Screen grab from a Summit for Democracy livestream
The White House was concerned that differentiating Taiwan and China on a map in a US-hosted conference — to which Taiwan had been invited in a show of support at a time when it is under intense pressure from Beijing — could be seen as being at odds with Washington’s “one China” policy, which avoids taking a position on whether Taiwan is part of China, the sources said.
The US Department of State said “confusion” over screen-sharing resulted in Tang’s video feed being dropped, calling it “an honest mistake.”
“We valued Minister Tang’s participation, which showcased Taiwan’s world-class expertise on issues of transparent governance, human rights and countering disinformation,” a spokesperson said.
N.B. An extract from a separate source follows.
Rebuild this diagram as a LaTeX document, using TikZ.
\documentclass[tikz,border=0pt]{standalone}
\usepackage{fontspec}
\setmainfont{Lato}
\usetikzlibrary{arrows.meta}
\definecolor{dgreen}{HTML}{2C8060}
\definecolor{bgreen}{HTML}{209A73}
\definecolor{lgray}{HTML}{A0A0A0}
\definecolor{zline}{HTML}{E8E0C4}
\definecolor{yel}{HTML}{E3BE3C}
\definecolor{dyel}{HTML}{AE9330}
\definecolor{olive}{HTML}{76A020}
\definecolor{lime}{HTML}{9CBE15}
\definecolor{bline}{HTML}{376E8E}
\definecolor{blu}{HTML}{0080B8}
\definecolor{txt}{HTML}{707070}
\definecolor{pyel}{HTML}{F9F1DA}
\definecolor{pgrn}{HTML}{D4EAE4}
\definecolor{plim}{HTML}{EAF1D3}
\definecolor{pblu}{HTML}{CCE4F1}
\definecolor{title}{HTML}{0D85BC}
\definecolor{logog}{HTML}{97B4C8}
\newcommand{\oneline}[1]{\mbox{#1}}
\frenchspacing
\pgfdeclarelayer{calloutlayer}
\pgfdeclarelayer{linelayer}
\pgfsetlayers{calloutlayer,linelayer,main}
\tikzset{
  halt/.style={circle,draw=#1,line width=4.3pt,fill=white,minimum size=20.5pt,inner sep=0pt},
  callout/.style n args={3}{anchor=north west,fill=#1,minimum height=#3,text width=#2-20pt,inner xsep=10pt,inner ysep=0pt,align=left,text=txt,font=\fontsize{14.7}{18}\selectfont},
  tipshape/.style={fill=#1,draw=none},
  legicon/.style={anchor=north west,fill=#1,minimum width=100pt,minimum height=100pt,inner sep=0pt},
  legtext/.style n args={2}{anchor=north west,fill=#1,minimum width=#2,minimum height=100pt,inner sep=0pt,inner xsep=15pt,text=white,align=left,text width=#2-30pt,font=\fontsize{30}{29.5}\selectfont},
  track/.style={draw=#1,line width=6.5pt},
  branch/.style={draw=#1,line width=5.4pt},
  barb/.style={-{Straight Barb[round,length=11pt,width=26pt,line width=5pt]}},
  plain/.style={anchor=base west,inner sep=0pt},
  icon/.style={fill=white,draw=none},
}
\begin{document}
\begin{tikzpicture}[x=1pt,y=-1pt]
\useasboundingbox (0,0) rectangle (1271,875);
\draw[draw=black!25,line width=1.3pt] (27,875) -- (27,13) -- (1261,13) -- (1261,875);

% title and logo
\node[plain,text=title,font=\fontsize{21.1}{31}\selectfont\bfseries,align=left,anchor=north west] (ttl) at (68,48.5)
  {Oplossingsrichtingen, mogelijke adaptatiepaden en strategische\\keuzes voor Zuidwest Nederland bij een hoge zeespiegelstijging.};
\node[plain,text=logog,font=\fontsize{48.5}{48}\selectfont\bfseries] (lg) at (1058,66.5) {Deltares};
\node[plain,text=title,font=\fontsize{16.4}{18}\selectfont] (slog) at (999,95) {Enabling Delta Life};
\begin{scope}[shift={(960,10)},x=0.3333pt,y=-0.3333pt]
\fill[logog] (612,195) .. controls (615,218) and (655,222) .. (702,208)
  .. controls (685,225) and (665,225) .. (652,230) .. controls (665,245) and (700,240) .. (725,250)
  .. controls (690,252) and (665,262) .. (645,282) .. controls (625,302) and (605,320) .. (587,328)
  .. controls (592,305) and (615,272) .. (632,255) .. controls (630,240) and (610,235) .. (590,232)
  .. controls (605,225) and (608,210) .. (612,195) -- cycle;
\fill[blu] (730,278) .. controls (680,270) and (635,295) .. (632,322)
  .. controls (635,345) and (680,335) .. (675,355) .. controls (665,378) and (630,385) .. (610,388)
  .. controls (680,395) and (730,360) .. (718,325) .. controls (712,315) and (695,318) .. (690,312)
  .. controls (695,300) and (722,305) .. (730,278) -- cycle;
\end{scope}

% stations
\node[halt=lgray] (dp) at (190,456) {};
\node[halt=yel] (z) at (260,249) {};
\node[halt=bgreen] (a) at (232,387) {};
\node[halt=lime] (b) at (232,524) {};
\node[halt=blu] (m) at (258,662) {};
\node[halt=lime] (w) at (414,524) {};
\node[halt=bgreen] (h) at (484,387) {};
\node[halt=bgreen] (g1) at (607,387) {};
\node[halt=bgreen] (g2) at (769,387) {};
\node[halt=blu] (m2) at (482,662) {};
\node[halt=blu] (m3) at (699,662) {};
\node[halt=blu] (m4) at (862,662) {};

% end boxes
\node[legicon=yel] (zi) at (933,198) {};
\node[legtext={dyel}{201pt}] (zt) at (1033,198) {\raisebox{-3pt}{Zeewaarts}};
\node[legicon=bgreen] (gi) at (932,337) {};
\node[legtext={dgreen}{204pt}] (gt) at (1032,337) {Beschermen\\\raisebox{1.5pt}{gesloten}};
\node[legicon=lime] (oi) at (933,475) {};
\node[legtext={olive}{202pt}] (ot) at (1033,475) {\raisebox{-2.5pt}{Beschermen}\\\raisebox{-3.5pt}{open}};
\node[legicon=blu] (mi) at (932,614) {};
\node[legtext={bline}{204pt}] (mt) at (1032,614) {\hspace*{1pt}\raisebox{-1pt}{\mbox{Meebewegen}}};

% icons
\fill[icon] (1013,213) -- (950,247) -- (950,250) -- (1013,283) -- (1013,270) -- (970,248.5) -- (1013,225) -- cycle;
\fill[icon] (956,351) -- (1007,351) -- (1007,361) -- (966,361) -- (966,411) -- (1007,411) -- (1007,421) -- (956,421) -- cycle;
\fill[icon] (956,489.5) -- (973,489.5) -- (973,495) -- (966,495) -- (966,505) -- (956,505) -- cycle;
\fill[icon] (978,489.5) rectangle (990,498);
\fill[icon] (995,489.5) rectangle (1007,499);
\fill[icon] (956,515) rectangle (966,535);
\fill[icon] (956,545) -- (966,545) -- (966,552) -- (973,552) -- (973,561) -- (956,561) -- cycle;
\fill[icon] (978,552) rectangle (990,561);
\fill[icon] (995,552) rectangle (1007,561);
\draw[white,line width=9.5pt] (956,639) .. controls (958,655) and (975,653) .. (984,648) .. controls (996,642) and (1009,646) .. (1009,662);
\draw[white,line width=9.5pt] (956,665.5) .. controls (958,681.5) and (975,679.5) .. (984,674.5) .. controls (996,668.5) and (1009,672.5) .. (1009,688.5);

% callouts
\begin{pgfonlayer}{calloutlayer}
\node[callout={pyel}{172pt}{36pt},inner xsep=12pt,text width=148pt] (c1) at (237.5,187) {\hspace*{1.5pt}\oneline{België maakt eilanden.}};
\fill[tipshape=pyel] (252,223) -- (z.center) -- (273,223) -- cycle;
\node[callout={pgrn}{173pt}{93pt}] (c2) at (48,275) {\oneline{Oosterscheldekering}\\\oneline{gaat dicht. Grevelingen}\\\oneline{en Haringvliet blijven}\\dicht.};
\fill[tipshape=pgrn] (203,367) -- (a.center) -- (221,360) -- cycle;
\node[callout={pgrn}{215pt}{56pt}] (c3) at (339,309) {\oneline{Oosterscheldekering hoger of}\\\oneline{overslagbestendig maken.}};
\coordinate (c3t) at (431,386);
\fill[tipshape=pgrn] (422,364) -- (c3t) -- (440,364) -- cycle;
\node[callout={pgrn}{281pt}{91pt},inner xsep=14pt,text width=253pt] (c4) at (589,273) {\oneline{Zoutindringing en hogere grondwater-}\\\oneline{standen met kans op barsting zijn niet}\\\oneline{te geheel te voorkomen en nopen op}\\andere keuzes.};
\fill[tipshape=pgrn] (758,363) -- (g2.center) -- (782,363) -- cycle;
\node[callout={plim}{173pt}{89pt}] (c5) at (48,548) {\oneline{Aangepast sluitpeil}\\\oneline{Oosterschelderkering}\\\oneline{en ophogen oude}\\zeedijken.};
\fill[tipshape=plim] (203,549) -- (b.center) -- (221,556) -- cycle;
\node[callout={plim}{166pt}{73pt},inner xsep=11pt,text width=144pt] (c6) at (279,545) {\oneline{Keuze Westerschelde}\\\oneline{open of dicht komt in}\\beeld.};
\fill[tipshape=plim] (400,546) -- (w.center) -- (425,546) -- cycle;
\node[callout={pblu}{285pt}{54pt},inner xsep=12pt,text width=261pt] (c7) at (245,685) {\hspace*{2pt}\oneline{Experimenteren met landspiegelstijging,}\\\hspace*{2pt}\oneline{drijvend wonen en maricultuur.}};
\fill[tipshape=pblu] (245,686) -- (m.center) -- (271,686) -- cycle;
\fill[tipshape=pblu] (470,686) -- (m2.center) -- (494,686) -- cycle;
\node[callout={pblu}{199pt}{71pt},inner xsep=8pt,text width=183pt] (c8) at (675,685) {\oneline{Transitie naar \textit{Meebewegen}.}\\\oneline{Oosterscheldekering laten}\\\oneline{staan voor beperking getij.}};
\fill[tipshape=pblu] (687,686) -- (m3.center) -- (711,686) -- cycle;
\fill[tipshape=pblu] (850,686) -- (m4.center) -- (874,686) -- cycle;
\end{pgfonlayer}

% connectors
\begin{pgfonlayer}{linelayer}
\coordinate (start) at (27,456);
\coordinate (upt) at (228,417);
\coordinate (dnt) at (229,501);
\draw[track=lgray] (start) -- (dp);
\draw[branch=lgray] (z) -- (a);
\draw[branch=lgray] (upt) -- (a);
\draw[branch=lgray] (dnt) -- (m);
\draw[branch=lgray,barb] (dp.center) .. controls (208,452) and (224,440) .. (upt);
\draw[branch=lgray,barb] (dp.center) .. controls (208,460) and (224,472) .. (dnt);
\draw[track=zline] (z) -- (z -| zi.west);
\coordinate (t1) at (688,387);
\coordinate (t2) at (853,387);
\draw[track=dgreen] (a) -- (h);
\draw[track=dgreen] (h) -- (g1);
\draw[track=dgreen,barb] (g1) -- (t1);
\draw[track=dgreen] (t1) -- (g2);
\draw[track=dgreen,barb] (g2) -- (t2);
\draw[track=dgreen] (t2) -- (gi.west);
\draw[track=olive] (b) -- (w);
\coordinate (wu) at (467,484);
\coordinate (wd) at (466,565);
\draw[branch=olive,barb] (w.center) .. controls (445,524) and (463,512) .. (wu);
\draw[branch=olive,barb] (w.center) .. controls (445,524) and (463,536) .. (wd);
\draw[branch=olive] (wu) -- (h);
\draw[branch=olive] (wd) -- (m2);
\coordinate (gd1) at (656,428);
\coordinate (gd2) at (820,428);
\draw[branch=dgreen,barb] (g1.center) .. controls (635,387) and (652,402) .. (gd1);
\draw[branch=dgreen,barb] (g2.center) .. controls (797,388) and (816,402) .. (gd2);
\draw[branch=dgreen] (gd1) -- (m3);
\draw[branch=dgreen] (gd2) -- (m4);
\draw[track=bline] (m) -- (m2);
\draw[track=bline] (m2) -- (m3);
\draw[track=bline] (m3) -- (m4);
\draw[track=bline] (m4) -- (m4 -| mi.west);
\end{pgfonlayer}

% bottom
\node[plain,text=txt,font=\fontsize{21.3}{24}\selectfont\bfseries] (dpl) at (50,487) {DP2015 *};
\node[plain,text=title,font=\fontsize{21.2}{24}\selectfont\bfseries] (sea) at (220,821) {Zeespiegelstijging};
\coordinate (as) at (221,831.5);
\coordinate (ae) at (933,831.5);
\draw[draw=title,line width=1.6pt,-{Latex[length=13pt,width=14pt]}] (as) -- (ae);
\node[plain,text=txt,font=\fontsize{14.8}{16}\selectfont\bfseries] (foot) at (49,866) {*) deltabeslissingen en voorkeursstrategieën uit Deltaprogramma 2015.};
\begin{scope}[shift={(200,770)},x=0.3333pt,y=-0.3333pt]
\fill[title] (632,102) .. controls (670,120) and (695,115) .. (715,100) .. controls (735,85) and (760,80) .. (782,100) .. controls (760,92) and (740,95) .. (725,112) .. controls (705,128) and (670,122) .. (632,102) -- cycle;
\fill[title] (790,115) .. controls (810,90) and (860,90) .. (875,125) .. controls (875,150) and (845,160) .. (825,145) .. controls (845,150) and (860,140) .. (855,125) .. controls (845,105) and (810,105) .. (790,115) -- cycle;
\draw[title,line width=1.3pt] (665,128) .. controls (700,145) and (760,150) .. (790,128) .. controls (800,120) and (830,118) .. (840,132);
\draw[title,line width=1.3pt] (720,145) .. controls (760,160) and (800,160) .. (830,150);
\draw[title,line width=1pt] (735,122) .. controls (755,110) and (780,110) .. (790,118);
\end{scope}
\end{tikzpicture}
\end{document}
Tang’s presentation included a color-coded map from South African non-governmental organization Civicus, ranking the world by openness on civil rights.
Most of Asia was shown, with Taiwan colored green, making it the only regional entity portrayed as “open,” while all the others, including several US allies and partners, were labeled as being “closed,” “repressed,” “obstructed” or “narrowed.”
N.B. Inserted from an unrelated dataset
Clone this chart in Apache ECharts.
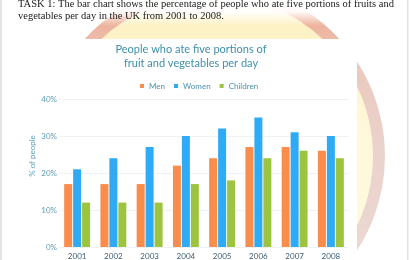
<!DOCTYPE html>
<html><head><meta charset="utf-8">
<script src="https://cdn.jsdelivr.net/npm/echarts@6/dist/echarts.min.js"></script>
<style>html,body{margin:0;padding:0;background:#fff}#c{width:410px;height:260px}</style>
</head><body><div id="c"></div>
<script>
const years = ['2001','2002','2003','2004','2005','2006','2007','2008'];
const men = [17,17,17,22,24,27,27,26];
const women = [21,24,27,30,32,35,31,30];
const children = [12,12,12,17,18,24,26,24];
const seriesNames = ['Men','Women','Children'];
const headerLines = ['TASK 1: The bar chart shows the percentage of people who ate five portions of fruits and','vegetables per day in the UK from 2001 to 2008.'];
const titleLines = ['People who ate five portions of','fruit and vegetables per day'];
const yName = '% of people';

const chart = echarts.init(document.getElementById('c'));
const LG = echarts.graphic.LinearGradient;
const graphic = [
  {type:'circle', z:-10, shape:{cx:212, cy:156, r:167},
   style:{fill:new LG(0,0,0,1,[{offset:0,color:'#fcefbc'},{offset:0.4,color:'#fff8d8'},{offset:1,color:'#fffbe4'}]),
          stroke:new LG(0,0,0,1,[{offset:0,color:'#ef9874'},{offset:0.22,color:'#ebc8bd'},{offset:0.5,color:'#ebd3cd'},{offset:1,color:'#ecdad5'}]),
          lineWidth:12}},
  {type:'rect', z:-8, shape:{x:0, y:0, width:410, height:26},
   style:{fill:new LG(0,0,0,1,[{offset:0,color:'rgba(255,255,255,1)'},{offset:0.45,color:'rgba(255,255,255,0.95)'},{offset:1,color:'rgba(255,255,255,0)'}])}},
  {type:'rect', z:-5, shape:{x:3, y:39, width:354, height:221}, style:{fill:'#ffffff'}},
  {type:'rect', z:-4, shape:{x:0, y:0, width:2, height:260}, style:{fill:'#e2e2e2'}},
  {type:'rect', z:-4, shape:{x:407, y:0, width:1.5, height:260}, style:{fill:'#e2e2e2'}},
  {type:'text', z:5, x:18, y:4.2, style:{text:headerLines[0], font:'10.5px "Liberation Serif"', fill:'#1a1a1a', verticalAlign:'middle', align:'left'}},
  {type:'text', z:5, x:18, y:16.3, style:{text:headerLines[1], font:'10.5px "Liberation Serif"', fill:'#1a1a1a', verticalAlign:'middle', align:'left'}},
  {type:'text', z:5, x:191, y:49.5, style:{text:titleLines[0], font:'11px Lato', fill:'#3f8fab', verticalAlign:'middle', align:'center'}},
  {type:'text', z:5, x:191, y:63.5, style:{text:titleLines[1], font:'11px Lato', fill:'#3f8fab', verticalAlign:'middle', align:'center'}},
  {type:'text', z:5, x:32, y:156, rotation:Math.PI/2, style:{text:yName, font:'8px Lato', fill:'#5ea3b9', verticalAlign:'middle', align:'center'}}
];

chart.setOption({
  animation:false,
  graphic: graphic,
  legend:{left:140, top:82, padding:0, itemWidth:4, itemHeight:4, itemGap:9, icon:'rect',
    textStyle:{fontFamily:'Lato', fontSize:8, color:'#4d93b0'}, data:seriesNames},
  grid:{left:59, top:99, width:290, height:151, containLabel:false},
  xAxis:{type:'category', data:years,
    axisLine:{show:false}, axisTick:{show:false},
    axisLabel:{fontFamily:'Lato', fontSize:8, color:'#3e5e74', margin:5}},
  yAxis:{type:'value', min:0, max:40, interval:10,
    axisLine:{show:false}, axisTick:{show:false},
    splitLine:{lineStyle:{color:'#eef2f4', width:1}},
    axisLabel:{formatter:'{value}%', fontFamily:'Lato', fontSize:8, color:'#5e9fb5', margin:2}},
  series:[
    {name:seriesNames[0], type:'bar', data:men, barWidth:8, barGap:'12%', itemStyle:{color:'#fa8c4c'}},
    {name:seriesNames[1], type:'bar', data:women, barWidth:8, barGap:'12%', itemStyle:{color:'#2fabf6'}},
    {name:seriesNames[2], type:'bar', data:children, barWidth:8, barGap:'12%', itemStyle:{color:'#9cc43e'}}
  ]
});
</script></body></html>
China, Laos, North Korea and Vietnam were colored red and labeled “closed.”
When the moderator returned to Tang a few minutes later, there was no video of her, just audio, and a screenshot captioned: “Minister Audrey Tang Taiwan.”
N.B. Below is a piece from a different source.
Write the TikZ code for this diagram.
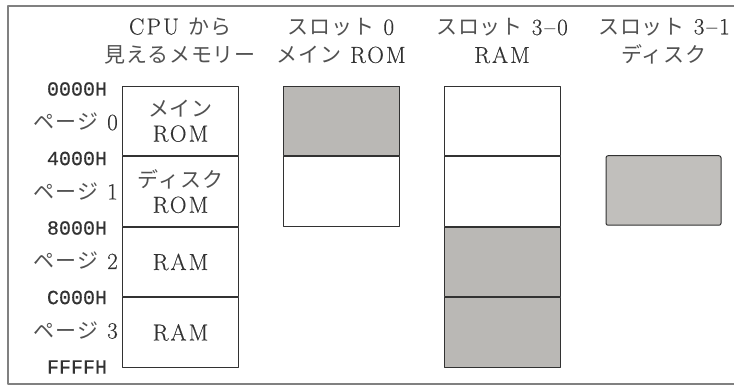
\documentclass[tikz,border=0pt]{standalone}
\usepackage{fontspec}
\setmainfont{Latin Modern Roman}[LetterSpace=9,Scale=1.1,FakeBold=0.4]
\setmonofont{Liberation Mono}[FakeBold=0.6]
\newfontfamily\jpfont{Noto Sans CJK JP}[LetterSpace=4]
\usetikzlibrary{positioning}
\definecolor{slotgray}{RGB}{186,184,181}
\definecolor{diskgray}{RGB}{193,191,188}
\definecolor{inkgray}{RGB}{50,50,50}
\newcommand{\ja}[1]{{\jpfont\color{inkgray!85} #1}}

\begin{document}
\begin{tikzpicture}
      [x=1pt,y=-1pt,line join=round,
       every node/.style={text=inkgray,inner sep=0pt,font=\fontsize{21}{25}\selectfont},
       cell/.style={draw=inkgray,line width=1pt,minimum width=116pt,minimum height=69.5pt,align=center},
       usedcell/.style={cell,fill=slotgray},
       addr/.style={font=\fontsize{20}{22}\selectfont\ttfamily},
       head/.style={align=center,font=\fontsize{21}{28}\selectfont}]

  \useasboundingbox (0,0) rectangle (734,387);

%frame round the figure
  \draw[gray,line width=1.5pt] (734,6) -- (8,6) -- (8,384) -- (734,384);

%column titles
  \node[head] (hcpu) at (180,41) {CPU \ja{から}\\\ja{見えるメモリー}};
  \node[head] (hslot0) at (341,41) {\ja{スロット} 0\\\ja{メイン} ROM};
  \node[head] (hslotA) at (502,41) {\ja{スロット} 3--0\\RAM};
  \node[head] (hslotB) at (664,41) {\ja{スロット} 3--1\\\ja{ディスク}};

%addresses and pages
  \foreach \a [count=\i from 0] in {0000H,4000H,8000H,C000H,FFFFH}
    \node[addr] (addr\i) at (77,{89+69.5*\i}) {\a};
  \foreach \i in {0,...,3}
    \node[anchor=east] (page\i) at (118,{122+69.5*\i}) {\ja{ページ} \i};

%memory seen by the CPU
  \node[cell] (cpu0) at (180.5,121) {\ja{メイン}\\ROM};
  \node[cell,below=0pt of cpu0] (cpu1) {\ja{ディスク}\\ROM};
  \node[cell,below=0pt of cpu1] (cpu2) {RAM};
  \node[cell,below=0pt of cpu2] (cpu3) {RAM};

%slot 0
  \node[usedcell] (sa0) at (341.5,121) {};
  \node[cell,below=0pt of sa0] (sa1) {};

%slot 3-0
  \node[cell] (sb0) at (502.5,121) {};
  \node[cell,below=0pt of sb0] (sb1) {};
  \node[usedcell,below=0pt of sb1] (sb2) {};
  \node[usedcell,below=0pt of sb2] (sb3) {};

%slot 3-1
  \node[cell,fill=diskgray,rounded corners=2pt,minimum width=115pt] (sc1) at (663.5,190.5) {};

\end{tikzpicture}
\end{document}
An onscreen disclaimer later read: “Any opinions expressed by individuals on this panel are those of the individual, and do not necessarily reflect the views of the United States government.”
The map generated an instant e-mail flurry among US officials and the US National Security Council (NSC) angrily contacted the state department, concerned it appeared to show Taiwan as a distinct country, one source said.
Washington complained to Taiwan’s government, which was angry that Tang’s video had been cut.
The source called the US move an overreaction as the map was not inherently about national boundaries, but the NSC was also angry as the slide had not appeared in “dry-run” versions of the presentation before the summit, raising questions as to whether there was intentional messaging by Tang and Taiwan.
“They choked,” the source said of the White House reaction.
A second source directly involved in the summit said the video booth operator acted on White House instructions.
“It was clearly policy concerns,” the source said. “This was completely an internal overreaction.”
The sources said they saw the move during a panel on “countering digital authoritarianism” as at odds with the summit’s mission of bolstering democracy in the face of challenges from China and others.
They also said it could signal that the administration’s support for Taiwan was not as “rock solid” as it has repeatedly stated.
Reuters’ account of the incident was “inaccurate,” an NSC spokesman said.
“At no time did the White House direct that Minister Tang’s video feed be cut,” the spokesman wrote in an e-mail, also blaming it on confusion over screen-sharing, and adding that the full video could be viewed on the summit Web page.
The Ministry of Foreign Affairs said yesterday that the US has blamed the incident on a “technical issue.”
Tang’s presentation had been provided in advance and was not shown at the last minute, the ministry said later.
“Taiwan and the United States have fully communicated on this technical issue, and the two sides have a solid mutual trust and a solid and friendly relationship,” it said.